◆ EXERCISE PROMPT
Copy exactly the lines from the start of the material through the line with "colors = ['#0d2a45', '#22a3d3', '#13719f']". Pictures stay out of the copy.

◆ SUPPLIED DATA
::::::::::
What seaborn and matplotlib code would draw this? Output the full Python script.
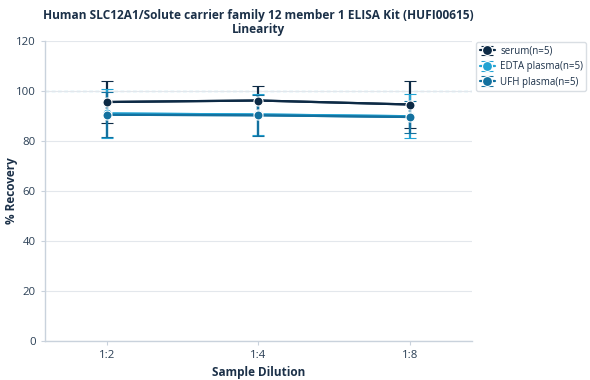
import numpy as np
import pandas as pd
import seaborn as sns
import matplotlib
matplotlib.use('Agg')
import matplotlib.pyplot as plt

dilutions = ['1:2', '1:4', '1:8']
series = ['serum(n=5)', 'EDTA plasma(n=5)', 'UFH plasma(n=5)']
serum_mean = [95.6, 96.2, 94.6]
serum_sd = [8.4, 5.8, 9.6]
edta_mean = [91.0, 90.6, 89.9]
edta_sd = [10.0, 8.4, 8.8]
ufh_mean = [90.5, 90.3, 89.6]
ufh_sd = [9.0, 8.2, 6.4]
colors = ['#0d2a45', '#22a3d3', '#13719f']

sns.set_style('white')
plt.rcParams['font.family'] = ['Open Sans', 'DejaVu Sans']

means = [serum_mean, edta_mean, ufh_mean]
sds = [serum_sd, edta_sd, ufh_sd]

fig = plt.figure(figsize=(5.9, 3.8), dpi=100)
ax = fig.add_axes([0.076, 0.103, 0.724, 0.789])

x = np.arange(len(dilutions))
for name, m, s, c in zip(series, means, sds, colors):
    df = pd.DataFrame({'x': x, 'y': m})
    sns.lineplot(data=df, x='x', y='y', ax=ax, color=c, lw=1.6, legend=False)
    ax.errorbar(x, m, yerr=s, fmt='-o', color=c, ecolor=c, elinewidth=1.6,
                capsize=4, capthick=1.6, lw=1.6, ms=6.5, mec='white', mew=0.8,
                label=name)

ax.axhline(100, color='#86c9e2', lw=0.9, ls=(0, (3, 2)), zorder=0)
ax.set_xticks(x)
ax.set_xticklabels(dilutions)
ax.set_xlim(-0.41, 2.41)
ax.set_ylim(0, 120)
ax.set_yticks(range(0, 121, 20))
ax.yaxis.grid(True, color='#e3e7ec', lw=0.8)
ax.set_axisbelow(True)
sns.despine(ax=ax)
for sp in ['left', 'bottom']:
    ax.spines[sp].set_color('#c9d2dc')
    ax.spines[sp].set_linewidth(1.0)
ax.tick_params(axis='both', colors='#c9d2dc', labelcolor='#2a3f55', labelsize=8.2,
               length=3, width=0.8, left=True, bottom=True)

ax.set_xlabel('Sample Dilution', fontsize=8.5, fontweight='bold', color='#1b3048')
ax.set_ylabel('% Recovery', fontsize=8.5, fontweight='bold', color='#1b3048')
ax.yaxis.set_label_coords(-0.064, 0.5)
ax.set_title('Human SLC12A1/Solute carrier family 12 member 1 ELISA Kit (HUFI00615)\nLinearity',
             fontsize=8.6, fontweight='bold', color='#1b3048', linespacing=1.1, pad=6)

leg = ax.legend(loc='upper left', bbox_to_anchor=(1.003, 1.005), fontsize=7.0,
                frameon=True, handlelength=1.6, borderpad=0.35, labelspacing=0.45,
                handletextpad=0.5, borderaxespad=0.3, fancybox=True, markerscale=1.1)
leg.get_frame().set_edgecolor('#d0d6dd')
for t in leg.get_texts():
    t.set_color('#1b3048')

plt.savefig('out.png', dpi=100)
::::::::::
◆ FULL OUTPUT
What seaborn and matplotlib code would draw this? Output the full Python script.
import numpy as np
import pandas as pd
import seaborn as sns
import matplotlib
matplotlib.use('Agg')
import matplotlib.pyplot as plt

dilutions = ['1:2', '1:4', '1:8']
series = ['serum(n=5)', 'EDTA plasma(n=5)', 'UFH plasma(n=5)']
serum_mean = [95.6, 96.2, 94.6]
serum_sd = [8.4, 5.8, 9.6]
edta_mean = [91.0, 90.6, 89.9]
edta_sd = [10.0, 8.4, 8.8]
ufh_mean = [90.5, 90.3, 89.6]
ufh_sd = [9.0, 8.2, 6.4]
colors = ['#0d2a45', '#22a3d3', '#13719f']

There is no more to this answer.